Surviving are his widow, Magdalein; a son, William A., Jr.; a foster son, Airman 2/C William A.; a brother John, and two sisters, Mrs. Jane Weaver and Mrs. Dan Buckley.
Started Career at 17
William Aloysius McGowan was an official in baseball for forty-one years. He made his debut in 1913 at the age of 17, when he joined the Tri-State League. He was appointed to the majors in 1925 and his ability to "call 'em right" was quickly recognized. He was accepted as the No. 1 umpire in the circuit. His nickname, in fact, was "No. 1." He officiated in eight world series and five All-Star games.
Mr. McGowan conducted an umpire school in Florida for years. Many young umpires now in organized baseball were tutored by him. He was a stickler for hustling and physical fitness.
Although Mr. McGowan believed an umpire should always have "tact in dealing with difficult siutations," he, himself, was not immune to suspensions. Twice during his major-league career he was suspended by the president of the American League.
Until 1942, when plagued with arthritis, he did not miss working in a game to which he had been assigned. By working in some 2,600 consecutive contests, he was stamped as the "Iron Man" of the umpires.
However, in 1948, Mr. McGowan was suspended for ten days without salary. He was charged with having thrown baseball and his ball-strike indicator at Washington players and also with having used offensive language.
In 1952, he ejected a player from a game at St. Louis. The press asked the umpire to identify the banised man. He refused and a protest was made to Will Harridge, president of the American League. Mr. Harridge suspended Mr. McGowan for his action.
But the events soon were forgotten and at no time was his ability or honesty questioned. Only last week, when Mr. McGowan's request for retirement was granted, and a life pension voted to him, baseball men here for the major-league winter meetings, were referring to him as "the best."
Ted Williams, in My Turn at Bat (1988), said that during the final day of the 1941 season he had a memorable run in with Bill McGowan. The excerpt reads:
"Now it was the last day of that 1941 season, and it turned up cold and miserable in Philadelphia. It had rained on Saturday and the game had been rescheduled as part of a Sunday doubleheader. They still had 10,000 people in Shibe Park, I suppose a lot of them just curious to see if The Kid really could hit .400. I have to say I felt good despite the cold. And I know just about everybody in the park was for me. As I came to bat for the first time that day, the Philadelphia catcher, Frankie Hayes, said, 'Ted, Mr. Mack told us if we let up on you he'll run us out of baseball. I wish you all the luck in the world, but we're not giving you a damn thing.'
Bill McGowan was the plate umpire, and I'll never forget it.

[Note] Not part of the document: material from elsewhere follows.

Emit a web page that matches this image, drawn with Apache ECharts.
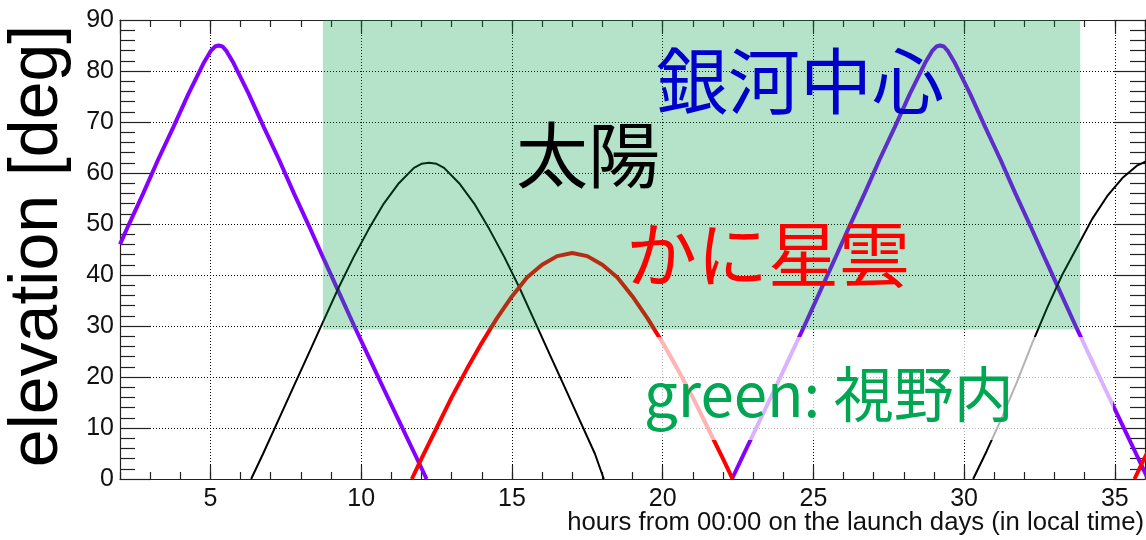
<!DOCTYPE html>
<html>
<head>
<meta charset="utf-8">
<script src="https://cdn.jsdelivr.net/npm/echarts@6/dist/echarts.min.js"></script>
<style>
  html, body { margin: 0; padding: 0; background: #ffffff; }
  #chart { width: 1146px; height: 540px; }
</style>
</head>
<body>
<div id="chart"></div>
<script>
// Elevation of the Galactic Centre, the Sun and the Crab Nebula, [hour, elevation deg]
const gcDay1 = [[2.0,46],[2.27,49.6],[2.77,56],[3.27,62.7],[3.77,69],[4.27,75.5],[4.52,78.5],[4.77,81.5],[5.02,84],[5.15,84.8],[5.27,85],[5.4,84.8],[5.52,84],[5.77,81.5],[6.02,78.5],[6.27,75.5],[6.77,69],[7.27,62.7],[7.77,56],[8.27,49.6],[8.77,43],[9.27,36.5],[9.77,30],[10.27,23.7],[10.77,17.4],[11.27,11.2],[11.77,5],[12.17,0]];
const gcDay2 = [[22.3,0],[22.7,5],[23.2,11.2],[23.7,17.4],[24.2,23.7],[24.7,30],[25.2,36.5],[25.7,43],[26.2,49.6],[26.7,56],[27.2,62.7],[27.7,69],[28.2,75.5],[28.45,78.5],[28.7,81.5],[28.95,84],[29.08,84.8],[29.2,85],[29.33,84.8],[29.45,84],[29.7,81.5],[29.95,78.5],[30.2,75.5],[30.7,69],[31.2,62.7],[31.7,56],[32.2,49.6],[32.7,43],[33.2,36.5],[33.7,30],[34.2,23.7],[34.7,17.4],[35.2,11.2],[35.7,5],[36.1,0]];
const sunDay1 = [[6.35,0],[6.75,5],[7.25,11.5],[7.75,18],[8.25,24.5],[8.75,31],[9.25,37.5],[9.75,43.5],[10.25,49],[10.75,54],[11.25,58],[11.75,61],[12.0,61.8],[12.25,62],[12.5,61.8],[12.75,61],[13.25,58],[13.75,54],[14.25,49],[14.75,43.5],[15.25,37.5],[15.75,31],[16.25,24.5],[16.75,18],[17.25,11.5],[17.75,5],[18.05,0]];
const sunDay2 = [[30.3,0],[30.75,5.5],[31.25,12],[31.75,19],[32.25,26.5],[32.75,33.5],[33.25,40],[33.75,45.5],[34.25,51],[34.75,55.5],[35.25,59],[35.75,61.5],[36.0,62.2],[36.25,62.5]];
const crabDay1 = [[11.68,0],[12,4],[12.5,10],[13,16],[13.5,21.5],[14,26.7],[14.5,31.5],[15,35.8],[15.5,39.5],[16,42],[16.5,43.7],[17,44.3],[17.5,43.7],[18,42],[18.5,39.5],[19,35.8],[19.5,31.5],[20,26.7],[20.5,21.5],[21,16],[21.5,10],[22,4],[22.32,0]];
const crabDay2 = [[35.65,0],[36,4.3],[36.5,10]];

// Field-of-view window: [start hour, min elevation, end hour, max elevation]
const fieldOfView = [[8.73, 29.3, 33.85, 90]];

// Axis ranges
const hourRange = [2, 36];
const elevRange = [0, 90];

const labelNames = {
  gc: '銀河中心',
  sun: '太陽',
  crab: 'かに星雲',
  fov: 'green: 視野内',
  xTitle: 'hours from 00:00 on the launch days (in local time)',
  yTitle: 'elevation [deg]'
};

const FRAME = '#222';
const NUM_FONT = 'Liberation Sans, Arial, sans-serif';
const JP_FONT = '"Noto Sans CJK JP", "Noto Sans", sans-serif';

const chart = echarts.init(document.getElementById('chart'), null, { renderer: 'canvas' });

function xAxisDef(position, major) {
  const ax = {
    type: 'value', position: position, min: hourRange[0], max: hourRange[1],
    axisLine: { show: major, lineStyle: { color: FRAME, width: 1.2 } },
    axisTick: { show: true, inside: true, length: major ? 14 : 7, lineStyle: { color: FRAME, width: 1.2 } },
    axisLabel: { show: false },
    splitLine: { show: false }
  };
  if (major) {
    ax.splitNumber = 5;
  } else {
    ax.interval = 1;
  }
  if (major && position === 'bottom') {
    ax.axisLabel = { show: true, fontSize: 25, color: '#111', fontFamily: NUM_FONT, margin: 8,
                     showMinLabel: false, showMaxLabel: false };
    ax.splitLine = { show: true, lineStyle: { color: '#000', width: 1, type: [1, 2] } };
  }
  return ax;
}

function yAxisDef(position) {
  const left = position === 'left';
  return {
    type: 'value', position: position, min: elevRange[0], max: elevRange[1], interval: 10,
    axisLine: { show: true, lineStyle: { color: FRAME, width: 1.2 } },
    axisTick: { show: true, inside: true, length: 31, lineStyle: { color: FRAME, width: 1.2 } },
    minorTick: { show: true, splitNumber: 5, length: 15, lineStyle: { color: FRAME, width: 1.2 } },
    axisLabel: left ? { show: true, fontSize: 25, color: '#111', fontFamily: NUM_FONT, margin: 6 } : { show: false },
    splitLine: left ? { show: true, lineStyle: { color: '#000', width: 1, type: [1, 2] } } : { show: false }
  };
}

function lineSeries(data, color, width) {
  return {
    type: 'line', data: data, xAxisIndex: 0, yAxisIndex: 0,
    showSymbol: false, symbol: 'none', z: 2,
    lineStyle: { color: color, width: width },
    silent: true
  };
}

const GC_COLOR = '#8400ff';

chart.setOption({
  animation: false,
  backgroundColor: '#ffffff',
  grid: { left: 120, right: 1, top: 20, bottom: 61, containLabel: false },
  xAxis: [xAxisDef('bottom', true), xAxisDef('bottom', false), xAxisDef('top', true), xAxisDef('top', false)],
  yAxis: [yAxisDef('left'), yAxisDef('right')],
  series: [
    lineSeries(gcDay1, GC_COLOR, 4),
    lineSeries(gcDay2, GC_COLOR, 4),
    lineSeries(sunDay1, '#000000', 2),
    lineSeries(sunDay2, '#000000', 2),
    lineSeries(crabDay1, '#ff0000', 4),
    lineSeries(crabDay2, '#ff0000', 4),
    {
      type: 'custom', xAxisIndex: 0, yAxisIndex: 0, z: 3, silent: true, clip: true,
      data: fieldOfView,
      encode: { x: [0, 2], y: [1, 3] },
      renderItem: function (params, api) {
        const p0 = api.coord([api.value(0), api.value(3)]);
        const p1 = api.coord([api.value(2), api.value(1)]);
        return {
          type: 'rect',
          shape: { x: p0[0], y: p0[1], width: p1[0] - p0[0], height: p1[1] - p0[1] },
          style: { fill: 'rgba(0,159,69,0.29)' }
        };
      }
    }
  ],
  graphic: [
    { type: 'rect', z: 50, silent: true,
      shape: { x: 633, y: 337, width: 480, height: 103 },
      style: { fill: 'rgba(255,255,255,0.7)' } },
    { type: 'text', z: 60, x: 656, y: 81, silent: true,
      style: { text: labelNames.gc, font: '72px ' + JP_FONT, fill: '#0000cd', align: 'left', verticalAlign: 'middle' } },
    { type: 'text', z: 60, x: 516, y: 155, silent: true,
      style: { text: labelNames.sun, font: '72px ' + JP_FONT, fill: '#000000', align: 'left', verticalAlign: 'middle' } },
    { type: 'text', z: 60, x: 626, y: 254, silent: true,
      style: { text: labelNames.crab, font: '71px ' + JP_FONT, fill: '#ff0000', align: 'left', verticalAlign: 'middle' } },
    { type: 'text', z: 60, x: 644, y: 394, silent: true,
      style: { text: labelNames.fov, font: '60px ' + JP_FONT, fill: '#00a651', align: 'left', verticalAlign: 'middle' } },
    { type: 'text', z: 60, x: 1144, y: 523, silent: true,
      style: { text: labelNames.xTitle, font: '25.7px ' + NUM_FONT, fill: '#111', align: 'right', verticalAlign: 'middle' } },
    { type: 'text', z: 60, x: 38, y: 246, rotation: Math.PI / 2, silent: true,
      style: { text: labelNames.yTitle, font: '68px ' + NUM_FONT, fill: '#000', align: 'center', verticalAlign: 'middle' } }
  ]
});
</script>
</body>
</html>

Just as I stepped in, he called time and slowly walked around the plate, bent over and began dusting it off. Without looking up, he said, 'To hit .400 a batter has got to be loose. He has got to be loose.'
I guess I couldn't have been much looser. First time up I singled off Dick Fowler, a liner between first and second. Then I hit a home run, then I hit two more singles offPorter Vaughan, a left-hander who was new to me, and in the second game I hit one off the loudspeaker horn in right field for a double. For the day I wound up six for eight. I don't remember celebrating that night, but I probably went out and had a chocolate milk shake."